После выпуска «Женитьбы Фигаро» театр первоначально обвиняли в том, что он будто бы недостаточно подчеркнул социальную линию пьесы. Но опыт подтвердил исконное положение МХАТ, что идеологический вывод должен органически вытекать из целостного понимания произведения. «Женитьба Фигаро» много раз игралась на сцене в первые годы после революции. Эту комедию зачастую или превращали в условное театральное представление, подменяя ее живую природу стилизацией эпохи, или в социологический урок по истории Франции. И в том и в другом случае комедия теряла свою безудержную заразительность.
В Художественном театре героем и хозяином спектакля Станиславский сделал не столько Фигаро и Сюзанну, сколько победоносный, находящий в юморе убийственное оружие французский народ, на который в своей борьбе постоянно опираются Сюзанна и Фигаро. Подобно тому как «Горячее сердце» было народной русской комедией, «Женитьба Фигаро», несмотря на блеск и изысканность декораций и костюмов, стала народной французской комедией. Из этого ощущения пьесы вытекали примечательные свойства спектакля. Жажда свободы и право на нее, сознание силы объединяли спектакль. Через всю композицию спектакля говорила грядущая французская революция. В этом спектакле на сцене МХАТ в качестве художника дебютировал Головин, дав одно из лучших своих созданий. Станиславский посылал больному Головину в Ленинград планировки, и Головин на их основе рисовал эскизы декораций и костюмов. Так получилось сочетание изобретательнейших мизансцен с первоклассной живописью. Головин почувствовал французскую природу комедии, дав преломление Испании во французском сознании.

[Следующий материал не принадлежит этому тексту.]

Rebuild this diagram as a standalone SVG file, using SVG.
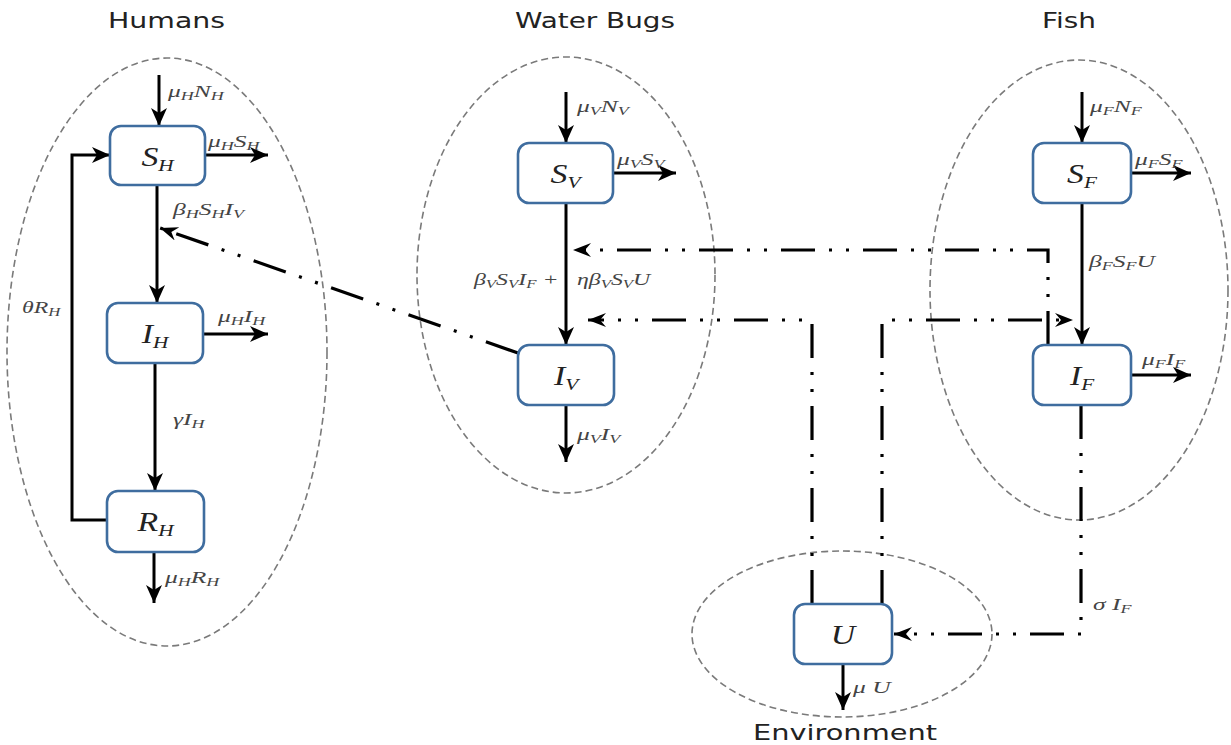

Для того чтобы сильнее выявить содержание комедии, МХАТ не посчитался с ее классической формой, в значительной степени соблюдавшей единство места, и как бы раздвинул рамки спектакля. Разбив отдельные акты на ряд эпизодов, концентрировавших внимание зрителя на смысловом содержании кусков, и перенося действие то в небольшую галерею, то в кабинет графа, то на задворки замка, театр тем самым неожиданно и парадоксально решал их. Станиславский формулировал театральную задачу так: русские актеры играют французскую пьесу из испанской жизни. Это предопределило и внутреннюю правду, и особый «безумный», летящий ритм спектакля, и характерность образов. Театр искал не открытой страстности испанцев, а французской легкости. Он шел к внутреннему содержанию не через усложнение психики действующих лиц, а через уточнение их «физической» жизни. Он тщательно добивался от актера выполнения цепи задач, вплоть до мельчайших оттенков, и вводил чрезвычайно существенное, плодотворное для актера определение – «как течет день», чтобы актер, выходя на сцену в данном образе, владел знанием течения этого «безумного дня», его сумасшедшего ритма, с тем чтобы его пребывать на сцене целиком включалось в то жизненное и ритмически развитие образа и всей пьесы, которому Станиславский придавал, в особенности в данном случае, огромное значение.